Throughout my adolescent years, I experienced thousands of exams. I usually had quizzes after every chapter I was taught, in addition to mid-terms and finals. Exams were usually standardized, which means my classmates and I were tested on the same questions and graded by the same criterions. The only exceptions, where there was no standard answer, were open-ended questions on Chinese and English exams, especially creative writing exams. There were usually around 50 students in my class before I entered university; we had all classes and exams together. That said, I always had the same peers/competitors for every exam. As a group, we competed with the other students in the same grade, ranging from 200 students in elementary school to 500 students in high school. Therefore, if test-taking in the United States is like a treadmill, my experiences of test-taking in China were probably more intensive than that.
I, together with other Chinese students of my generation, grew up hearing ascetic attacks at home and abroad of the Chinese education system as being based on rote memorization and driven by tests, but I do not think those criticisms are to the point. First, it is impossible to depend on memorization alone to do well on exams; comprehension is indispensable. Second, a test-driven education system is a similitude of real life challenges. You may know that Chinese students are told over and over again that high scores are necessary for entering top universities, but you might not know that we are also reassured a million times that the scores are not the only standard by which a student is judged. In that sense, if the stress is not offset by the reassurance, we at least learn one thing by heart: Standardized tests become tough only when students are convinced that they won’t be considered “successful” unless they score higher than others.

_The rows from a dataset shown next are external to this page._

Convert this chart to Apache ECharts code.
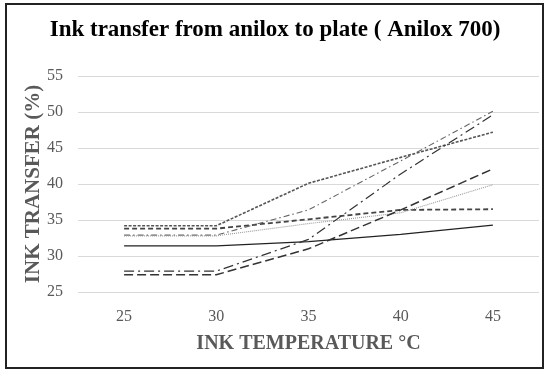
<!DOCTYPE html>
<html>
<head>
<meta charset="utf-8">
<script src="https://cdn.jsdelivr.net/npm/echarts@6/dist/echarts.min.js"></script>
<style>
html,body{margin:0;padding:0;background:#fff;}
#chart{width:548px;height:372px;}
</style>
</head>
<body>
<div id="chart"></div>
<script>
var categories = ['25', '30', '35', '40', '45'];
var yTicks = [25, 30, 35, 40, 45, 50, 55];
var seriesSolid = [31.4, 31.4, 32.0, 33.0, 34.3];
var seriesA = [34.2, 34.2, 40.1, 43.7, 47.2];
var seriesB = [33.8, 33.8, 35.1, 36.4, 36.5];
var seriesC = [32.9, 32.9, 36.4, 43.2, 50.1];
var seriesD = [32.8, 32.8, 34.5, 36.0, 39.9];
var seriesE = [27.9, 27.9, 32.3, 41.4, 49.6];
var seriesF = [27.4, 27.4, 31.0, 36.4, 42.1];

var serif = '"Liberation Serif", "Times New Roman", serif';
function mk(name, data, color, width, type) {
  return {
    name: name, type: 'line', data: data, symbol: 'none', silent: true,
    lineStyle: { color: color, width: width, type: type }
  };
}
var chart = echarts.init(document.getElementById('chart'));
chart.setOption({
  animation: false,
  backgroundColor: '#fff',
  title: {
    text: 'Ink transfer from anilox to plate ( Anilox 700)',
    left: 270, textAlign: 'center', top: 14,
    textStyle: { fontFamily: serif, fontWeight: 'bold', fontSize: 23, color: '#000' }
  },
  graphic: [{
    type: 'rect', shape: { x: 6, y: 4, width: 537, height: 364 },
    style: { fill: 'none', stroke: '#222', lineWidth: 2 }, silent: true
  }],
  grid: { left: 78, right: 9, top: 76, bottom: 80 },
  xAxis: {
    type: 'category', data: categories, boundaryGap: true,
    axisLine: { show: false }, axisTick: { show: false },
    axisLabel: { fontFamily: serif, fontSize: 16, color: '#595959', margin: 17 },
    name: 'INK TEMPERATURE °C', nameLocation: 'middle', nameGap: 42,
    nameMoveOverlap: false,
    nameTextStyle: { fontFamily: serif, fontWeight: 'bold', fontSize: 20, color: '#595959' }
  },
  yAxis: {
    type: 'value', min: yTicks[0], max: yTicks[yTicks.length - 1], interval: 5,
    axisLine: { show: false }, axisTick: { show: false },
    splitLine: { lineStyle: { color: '#d9d9d9', width: 1 } },
    axisLabel: { fontFamily: serif, fontSize: 16, color: '#595959', margin: 15 },
    name: 'INK TRANSFER (%)', nameLocation: 'middle', nameGap: 34,
    nameMoveOverlap: false,
    nameTextStyle: { fontFamily: serif, fontWeight: 'bold', fontSize: 21, color: '#595959' }
  },
  series: [
    mk('solid', seriesSolid, '#222', 1.2, 'solid'),
    mk('A', seriesA, '#555', 1.6, [3, 1.5]),
    mk('B', seriesB, '#444', 1.8, [5, 3]),
    mk('C', seriesC, '#666', 1.1, [6, 3, 1.5, 3]),
    mk('D', seriesD, '#999', 1.1, [1, 1]),
    mk('E', seriesE, '#333', 1.2, [10, 4, 2, 4]),
    mk('F', seriesF, '#333', 1.5, [9, 4])
  ]
});
</script>
</body>
</html>
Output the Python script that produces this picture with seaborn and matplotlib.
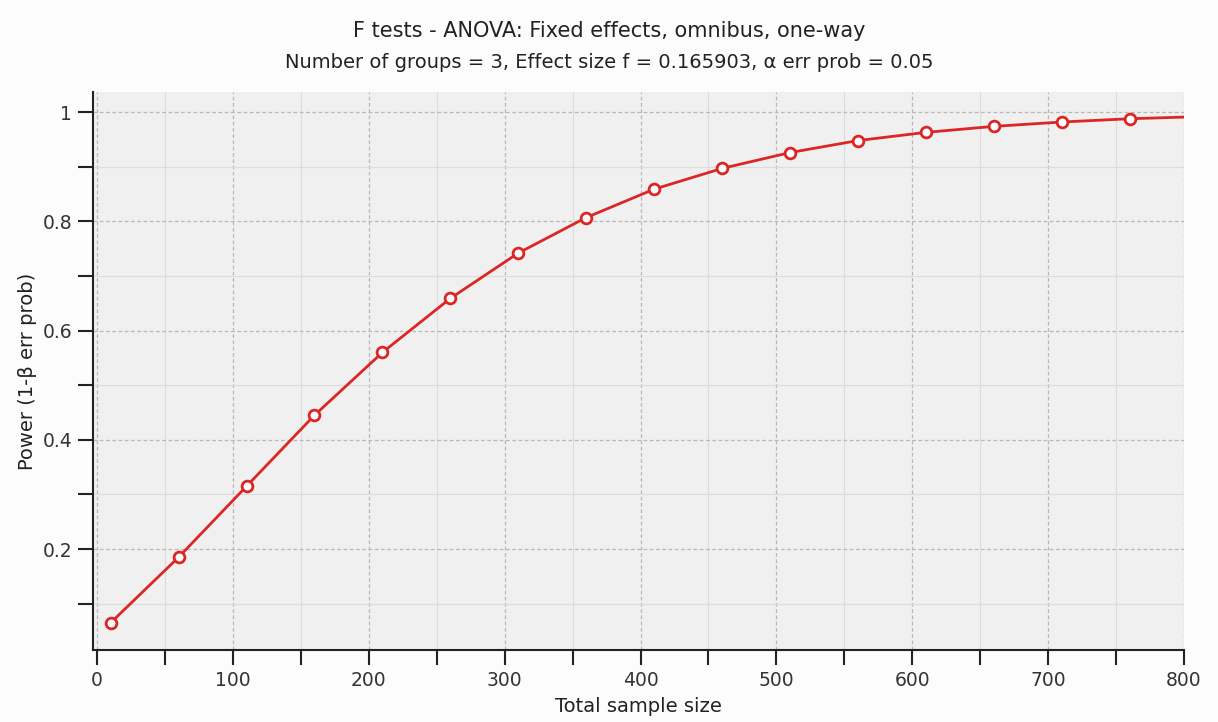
import matplotlib
matplotlib.use("Agg")
import matplotlib.pyplot as plt
from matplotlib.ticker import MultipleLocator
import seaborn as sns
import pandas as pd

# Data
sample_size = [10, 60, 110, 160, 210, 260, 310, 360, 410, 460, 510, 560, 610, 660, 710, 760]
power = [0.065, 0.185, 0.315, 0.445, 0.560, 0.659, 0.742, 0.807, 0.859, 0.897,
         0.926, 0.948, 0.963, 0.974, 0.982, 0.988]
curve_x = sample_size + [800]
curve_y = power + [0.991]

title_1 = "F tests - ANOVA: Fixed effects, omnibus, one-way"
title_2 = "Number of groups = 3, Effect size f = 0.165903, α err prob = 0.05"
x_label = "Total sample size"
y_label = "Power (1-β err prob)"

sns.set_theme(style="white")
plt.rcParams['font.family'] = ['DejaVu Sans']

red = "#dc2626"
fig = plt.figure(figsize=(12.18, 7.22), dpi=100, facecolor="#fcfcfc")
ax = fig.add_axes([0.0764, 0.0997, 0.8956, 0.7729])
ax.set_facecolor("#f0f0f0")

curve = pd.DataFrame({"n": curve_x, "p": curve_y})
pts = pd.DataFrame({"n": sample_size, "p": power})
sns.lineplot(data=curve, x="n", y="p", ax=ax, color=red, linewidth=2, zorder=3)
sns.scatterplot(data=pts, x="n", y="p", ax=ax, s=60, facecolor="white",
                edgecolor=red, linewidth=2, zorder=4)

ax.set_xlim(-3, 800)
ax.set_ylim(0.015, 1.037)
ax.xaxis.set_major_locator(MultipleLocator(100))
ax.xaxis.set_minor_locator(MultipleLocator(50))
ax.yaxis.set_major_locator(MultipleLocator(0.2))
ax.yaxis.set_minor_locator(MultipleLocator(0.1))
ax.set_yticks([0.2, 0.4, 0.6, 0.8, 1.0])
ax.set_yticklabels(["0.2", "0.4", "0.6", "0.8", "1"])

ax.grid(which="major", color="#b8b8b8", linestyle=(0, (3, 2)), linewidth=0.9)
ax.grid(which="minor", color="#dcdcdc", linestyle="-", linewidth=0.8)
ax.set_axisbelow(True)

for s in ["top", "right"]:
    ax.spines[s].set_visible(False)
for s in ["left", "bottom"]:
    ax.spines[s].set_color("#222222")
    ax.spines[s].set_linewidth(1.5)

ax.tick_params(which="both", direction="out", color="#222222", width=1.5,
               length=11, labelsize=13.5, labelcolor="#333333", pad=4,
               bottom=True, left=True)

ax.set_xlabel(x_label, fontsize=14, color="#222222", labelpad=5)
ax.set_ylabel(y_label, fontsize=14, color="#222222", labelpad=4)

fig.text(0.5, 0.957, title_1, ha="center", va="center", fontsize=15, color="#222222")
fig.text(0.5, 0.914, title_2, ha="center", va="center", fontsize=14, color="#222222")

fig.savefig("out.png", dpi=100, facecolor=fig.get_facecolor())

Doesn’t that sound just like real life? Real life becomes daunting when people are convinced that they won’t be considered “successful” unless they score higher than others, in terms of income, educational background, social status and, in some countries, race or ethnicity. Of course, for people who don’t give in to the established norms about success, there is a different story. Yet, for the rest of the people, standardized tests prepare them for real life challenges. They have lots of opportunities to learn to deal with adversities. The more competitors they have and the harder the exams are, the more character traits suggested by Paul Tough they need to succeed. In my case, optimism, curiosity, social intelligence and grit are the four major character traits I worked hard on throughout years of test-taking experiences.
Curiosity: Thanks to the criticisms of the Chinese education system, I’ve always been convinced that what I learned in China is only one of the many ways of looking at the world. There’s always more to learn.
Social Intelligence: When you take 40 classes with the same 50 students five or five and a half days a week and there is no way to switch seats in the classroom, you have to think about how to deal with people, in addition to your teachers and parents who are probably more stressed out than you are.
Grit: It was greatly developed in the last year of high school by taking at least one exam a day. By the time I no longer felt nervous about exams or dispirited by a temporary bad score, I began to think of life as a string of exams (which I might or might not take together with other people) to help myself learn.
Six years have passed by since I graduated from high school. Exams were not the center of my life at undergraduate university and grad school. The concepts, theories, theorems, equations I once learned for the exams were replaced by new sets of working knowledge that I picked up to complete various tasks, but the life philosophy and character traits I developed during the exam-based learning experiences are still with me, whether I’m going to live a successful and mundane life or a quiet and creative one.